The Chinese company, Siemon (Cambodia) Agricultural Comprehensive Company, plans to invest $200 million in the massive timber plantation project.
Stung Treng deputy provincial governor Duong Pov said that the land in question was degraded that it could not grow anything “therefore, there is no choice besides replanting the forest.”
When asked about environmental impact assessment for the project on Tuesday, he said there would be no impact on valuable natural forest as the area carved out for the project was already fully degraded.
But environmental groups say they are not sure if the forest is already destroyed in the first place.
Environmental activist Ouch Leng said company usually logs natural trees and plants useless trees and “it will run away afterward.”
Last year, local Cambodians protested a similar project by a Korean company, Think Biotech, on land stretching between the Mekong river and Prey Lang forest, accusing the company of clear-cutting rich timberland and replanting with acacia trees.

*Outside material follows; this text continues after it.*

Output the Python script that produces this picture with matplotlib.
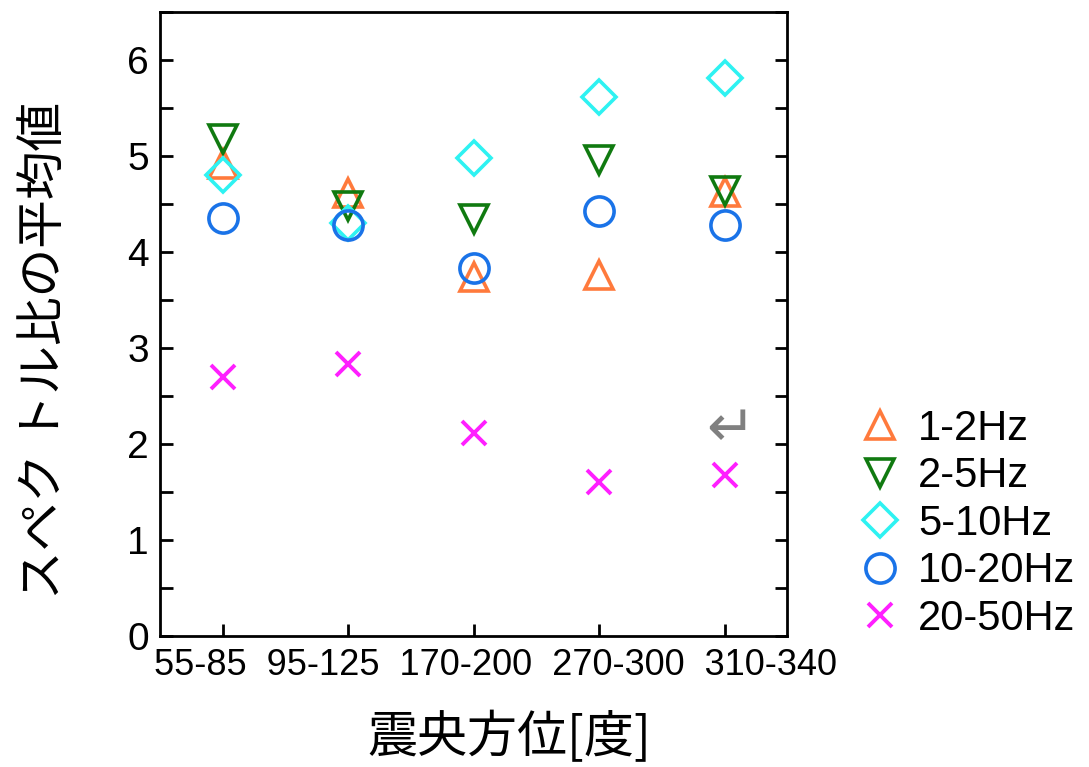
import matplotlib
matplotlib.use("Agg")
import matplotlib.pyplot as plt
from matplotlib.ticker import MultipleLocator

plt.rcParams['font.family'] = ['Liberation Sans', 'Noto Sans CJK JP', 'DejaVu Sans']

categories = ['55-85', '95-125', '170-200', '270-300', '310-340']
hz_1_2 = [4.92, 4.62, 3.74, 3.76, 4.63]
hz_2_5 = [5.18, 4.48, 4.35, 4.96, 4.64]
hz_5_10 = [4.80, 4.30, 4.98, 5.62, 5.81]
hz_10_20 = [4.36, 4.28, 3.83, 4.43, 4.28]
hz_20_50 = [2.70, 2.83, 2.11, 1.60, 1.68]

series = [
    ('1-2Hz', hz_1_2, '^', '#ff7a3c', 20),
    ('2-5Hz', hz_2_5, 'v', '#107a10', 20),
    ('5-10Hz', hz_5_10, 'D', '#2ef2f2', 17),
    ('10-20Hz', hz_10_20, 'o', '#1a73e8', 21),
    ('20-50Hz', hz_20_50, 'x', '#ff1fff', 17),
]

fig = plt.figure(figsize=(10.89, 7.67), dpi=100)
ax = fig.add_axes([0.147, 0.171, 0.576, 0.813])

x = list(range(len(categories)))
for label, vals, mk, col, ms in series:
    if mk == 'x':
        ax.plot(x, vals, ls='none', marker=mk, color=col, ms=ms, mew=2.8, label=label)
    else:
        ax.plot(x, vals, ls='none', marker=mk, mfc='none', mec=col, ms=ms, mew=2.6, label=label)

# small gray return arrow near the last column
ax.text(4.05, 2.15, '\u21b5', color='gray', fontsize=42, ha='center', va='center',
        family=['DejaVu Sans'])

ax.set_xlim(-0.5, 4.5)
ax.set_ylim(0, 6.5)
ax.set_xticks(x)
ax.set_xticklabels([])
ax.yaxis.set_major_locator(MultipleLocator(1))
ax.yaxis.set_minor_locator(MultipleLocator(0.5))
ax.tick_params(axis='both', direction='in', labelsize=28, width=2, length=9, pad=8)
ax.tick_params(axis='y', which='both', right=True)
ax.tick_params(axis='y', which='minor', direction='in', width=2, length=9)
for s in ax.spines.values():
    s.set_linewidth(2)

# category labels written as one line under the axis, as in the source figure
ax.text(0.534, -0.048, '  '.join(categories), transform=ax.transAxes,
        ha='center', va='center', fontsize=26)

fig.text(45 / 1089, 1 - 350 / 767, 'スペク トル比の平均値', rotation=90, fontsize=35,
         ha='center', va='center', family=['Noto Sans CJK JP'])
fig.text(509 / 1089, 1 - 738 / 767, '震央方位[度]', fontsize=36,
         ha='center', va='center', family=['Noto Sans CJK JP'])

ax.legend(loc='upper left', bbox_to_anchor=(0.774, 0.489), bbox_transform=fig.transFigure,
          frameon=False, fontsize=30, handletextpad=0.4, labelspacing=0.18,
          borderaxespad=0, handlelength=1.0)

fig.savefig('out.png', dpi=100)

Cambodia-based anthropologist and forest researcher Courtney Work said truly degraded forest should show no signs of regeneration and less than 10 percent of canopy cover. She noted that acacia and eucalyptus are the most common cash crops for timber because they grow straight and fast.
“If they are doing it as a restoration project and what we see is forest that is being clear-cut, then no, that is not a restoration project,” said Work.